13 seconds ago 2009-11-14T13:39:23-08:00
MOSCOW (AFP) – World powers should show maximum patience in the Iranian nuclear crisis, a top Russian foreign ministry official said Monday, in the latest sign of Moscow's unwillingness to give Tehran ultimatums.
Deputy Foreign Minister Sergei Ryabkov, speaking in a newspaper interview, hailed a UN atomic agency-brokered plan for Iranian uranium to be further enriched abroad in states including Russia as a way to "cool down emotions".
"We should not give the impression that everything has stayed as it was," he told the Vremya Novostei daily. "On the contrary, we need to give the Iranians positive stimuli."
"And will it be possible to do this if it is presumed that the Iranians are wasting time?"
Ryabkov refused to be drawn on whether Russia has a deadline for Iran to answer the remaining questions on its nuclear drive. Some Western powers have suggested Tehran has until December.
"Everyone must demonstrate maximum patience and concentrate on the dynamics that have built up thanks to the efforts of the six" world powers seeking to resolve the uranium nuclear crisis and Iran itself, he said.
The United States has in recent weeks been seeking a concrete commitment from Moscow to tough sanctions against Tehran should the current diplomacy fail, but Russia has yet to make such a statement.
On a visit to Moscow earlier this month, US Secretary of State Hillary Clinton failed to win a ringing endorsement from her Russian counterpart Sergei Lavrov of Washington's threats of tough action.
Russia, for long seen as a key player in the nuclear crisis due to its close economic and diplomatic relations with Tehran, would under the UN plan proposed this month take Iranian uranium for further enrichment.
Iran has promised to give its answer to the plan in a few days.
Ryabkov said that in October alone "concrete and potentially workable" solutions had been found.
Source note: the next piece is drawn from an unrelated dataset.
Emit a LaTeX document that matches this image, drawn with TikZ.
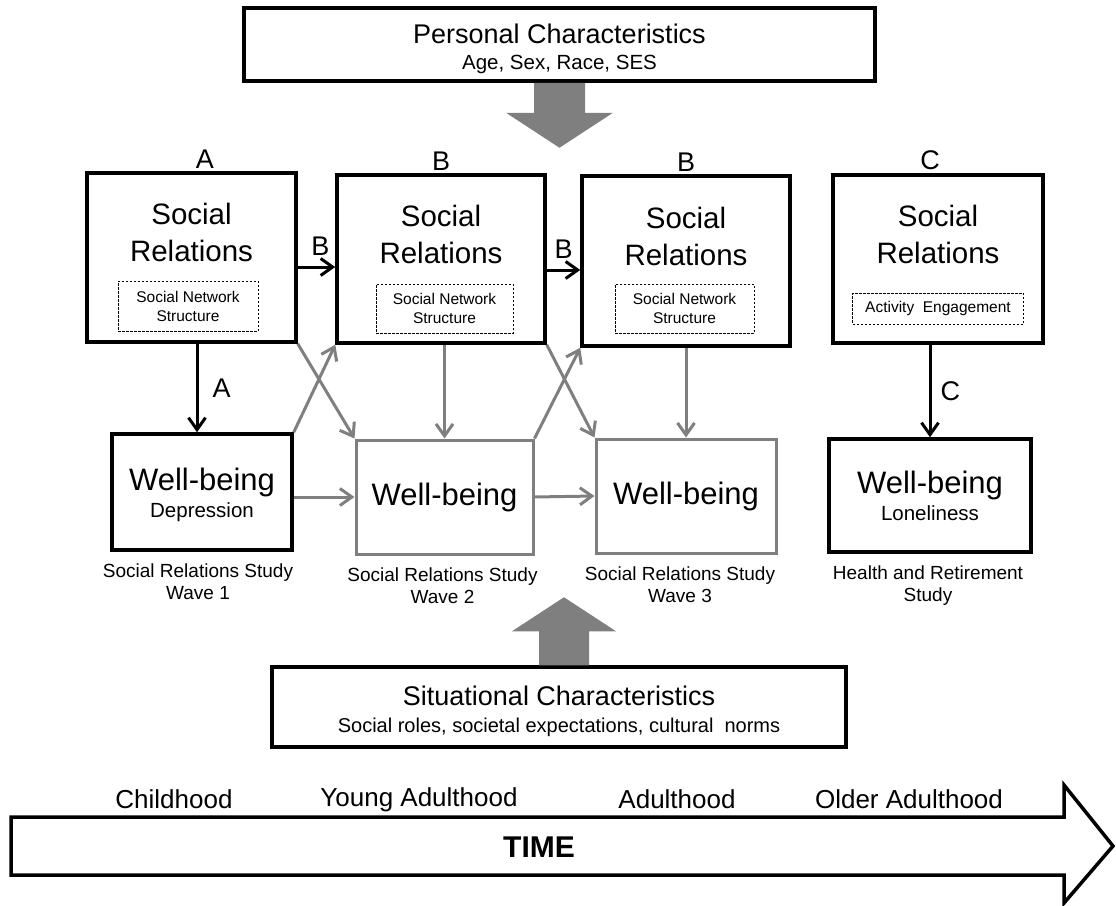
\documentclass[tikz,border=0pt]{standalone}
\usepackage{fontspec}
\setmainfont{Liberation Sans}
\usetikzlibrary{arrows.meta,positioning}
\definecolor{midgray}{HTML}{7F7F7F}

\begin{document}
\begin{tikzpicture}[x=1pt,y=-1pt,
box/.style={draw,line width=3.5pt,inner sep=0pt},
grbox/.style={draw=midgray,line width=3pt,inner sep=0pt},
netbox/.style={draw,line width=0.8pt,dash pattern=on 2.5pt off 1.5pt,align=center,inner sep=0pt,font=\fontsize{15.5}{19}\selectfont},
srtxt/.style={align=center,inner sep=0pt,font=\fontsize{29.5}{37}\selectfont},
wbtxt/.style={inner sep=0pt,font=\fontsize{31}{36}\selectfont},
hdtxt/.style={inner sep=0pt,anchor=base,font=\fontsize{27}{32}\selectfont},
subtxt/.style={inner sep=0pt,anchor=base,font=\fontsize{20.5}{24}\selectfont},
captxt/.style={align=center,inner sep=0pt,font=\fontsize{19}{22}\selectfont},
lett/.style={inner sep=0pt,font=\fontsize{27}{32}\selectfont},
agetxt/.style={inner sep=0pt,anchor=base,font=\fontsize{26}{30}\selectfont},
blk/.style={line width=3pt,-{Straight Barb[length=12pt,width=17pt]}},
gry/.style={blk,midgray},
fatarrow/.style={fill=midgray}]
\useasboundingbox (0,0) rectangle (1116,905);
% personal characteristics
\node[box,minimum width=631pt,minimum height=73pt] (pers) at (559.5,44.5) {};
\node[hdtxt] (perst) at ([yshift=1.5pt]pers.center) {Personal Characteristics};
\node[subtxt] (perss) at ([yshift=-24.5pt]pers.center) {Age, Sex, Race, SES};
\fill[fatarrow] ([xshift=-25.5pt]pers.south) -- ++(0,30) -- ++(-28,0) -- ++(53.5,35) -- ++(53.5,-35) -- ++(-28,0) -- ++(0,-30) -- cycle;
% social relations
\node[box,minimum width=209pt,minimum height=169pt] (sr1) at (191.5,257.5) {};
\node[box,minimum width=208pt,minimum height=168pt] (sr2) at (441,259) {};
\node[box,minimum width=208pt,minimum height=170pt] (sr3) at (686,261) {};
\node[box,minimum width=210pt,minimum height=168pt] (sr4) at (938,259) {};
\node[srtxt] (sr1t) at ([yshift=25pt]sr1.center) {Social\\Relations};
\node[srtxt] (sr2t) at ([yshift=25pt]sr2.center) {Social\\Relations};
\node[srtxt] (sr3t) at ([yshift=25pt]sr3.center) {Social\\Relations};
\node[srtxt] (sr4t) at ([yshift=25pt]sr4.center) {Social\\Relations};
\node[netbox,minimum width=140pt,minimum height=50pt] (sr1n) at ([xshift=-3.5pt,yshift=-48.5pt]sr1.center) {Social Network\\Structure};
\node[netbox,minimum width=137pt,minimum height=49pt] (sr2n) at ([xshift=3.5pt,yshift=-49.5pt]sr2.center) {Social Network\\Structure};
\node[netbox,minimum width=139pt,minimum height=49pt] (sr3n) at ([xshift=-1.5pt,yshift=-47.5pt]sr3.center) {Social Network\\Structure};
\node[netbox,minimum width=171pt,minimum height=31pt] (sr4n) at ([yshift=-49.5pt]sr4.center) {Activity\ \ Engagement};
\node[lett,above=3pt of sr1.north,xshift=13.5pt] (la1) {A};
\node[lett,above=3pt of sr2.north] (lb1) {B};
\node[lett,above=3pt of sr3.north] (lb2) {B};
\node[lett,above=3pt of sr4.north,xshift=-8pt] (lc1) {C};
% well-being
\node[box,minimum width=180pt,minimum height=116pt] (wb1) at (202,492) {};
\node[grbox,wbtxt,minimum width=177pt,minimum height=114pt] (wb2) at (444.5,497) {Well-being};
\node[grbox,wbtxt,minimum width=180pt,minimum height=114pt] (wb3) at (686,496) {Well-being};
\node[box,minimum width=202pt,minimum height=113pt] (wb4) at (930,495.5) {};
\node[wbtxt,anchor=base] (wb1t) at ([yshift=2pt]wb1.center) {Well-being};
\node[subtxt] (wb1s) at ([yshift=-25pt]wb1.center) {Depression};
\node[wbtxt,anchor=base] (wb4t) at ([yshift=2.5pt]wb4.center) {Well-being};
\node[subtxt] (wb4s) at ([yshift=-24.5pt]wb4.center) {Loneliness};
\node[captxt,below=12pt of wb1,xshift=-4pt] (cap1) {Social Relations Study\\Wave 1};
\node[captxt,below=12pt of wb2,xshift=-2pt] (cap2) {Social Relations Study\\Wave 2};
\node[captxt,below=12pt of wb3,xshift=-6pt] (cap3) {Social Relations Study\\Wave 3};
\node[captxt,below=12pt of wb4,xshift=-2pt] (cap4) {Health and Retirement\\Study};
% paths
\draw[blk] ([yshift=-9.5pt]sr1.east) -- ([yshift=-9.5pt]sr1.east -| sr2.west) node[lett,midway,above=10pt,xshift=4pt] (lb3) {B};
\draw[blk] ([yshift=-11pt]sr2.east) -- ([yshift=-11pt]sr2.east -| sr3.west) node[lett,midway,above=10pt] (lb4) {B};
\draw[blk] ([xshift=5.5pt]sr1.south) -- ([xshift=5.5pt]sr1.south |- wb1.north) node[lett,midway,right=14pt] (la2) {A};
\draw[blk] (wb4.north |- sr4.south) -- (wb4.north) node[lett,midway,right=9pt] (lc2) {C};
\draw[gry] (wb1.east |- wb2.west) -- (wb2.west);
\draw[gry] (wb2.east) -- (wb3.west);
\draw[gry] (wb2.north |- sr2.south) -- (wb2.north);
\draw[gry] (sr3.south) -- (wb3.north);
\draw[gry] (sr1.south east) -- (wb2.north west);
\draw[gry] (wb1.north east) -- (sr2.south west);
\draw[gry] (sr2.south east) -- (wb3.north west);
\draw[gry] (wb2.north east) -- (sr3.south west);
% situational characteristics
\node[box,minimum width=574pt,minimum height=80pt] (sit) at (559,707) {};
\node[hdtxt] (sitt) at ([yshift=2pt]sit.center) {Situational Characteristics};
\node[subtxt,font=\fontsize{20}{24}\selectfont] (sits) at ([yshift=-25pt]sit.center) {Social roles, societal expectations, cultural\ \ norms};
\fill[fatarrow] ([xshift=-20pt]sit.north) -- ++(0,-34) -- ++(-27,0) -- ++(52,-34) -- ++(52,34) -- ++(-27,0) -- ++(0,34) -- cycle;
% time
\draw[line width=3.5pt] (11,817) -- (1064,817) -- (1064,785) -- (1113,846) -- (1064,903) -- (1064,875) -- (11,875) -- cycle;
\node[inner sep=0pt,font=\fontsize{30}{34}\selectfont\bfseries] (time) at (539,847) {TIME};
\node[agetxt] (child) at (174,808) {Childhood};
\node[agetxt] (young) at (419,806) {Young Adulthood};
\node[agetxt] (adult) at (677,808) {Adulthood};
\node[agetxt] (older) at (909,808) {Older Adulthood};
\end{tikzpicture}
\end{document}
But he warned it was possible that the process would now develop "not so intensively".
Ryabkov indicated that Russia does not share the suspicions of the West that Tehran could be seeking to develop a nuclear bomb under the guise of a civilian nuclear programme.
"Russia does not have evidence that Iran is carrying out nuclear work of a non-peaceful nature," he said.
"The materials from the International Atomic Energy Agency (IAEA) also do not give us reason for concern."
Iran strongly denies the allegations that it is seeking a nuclear weapon.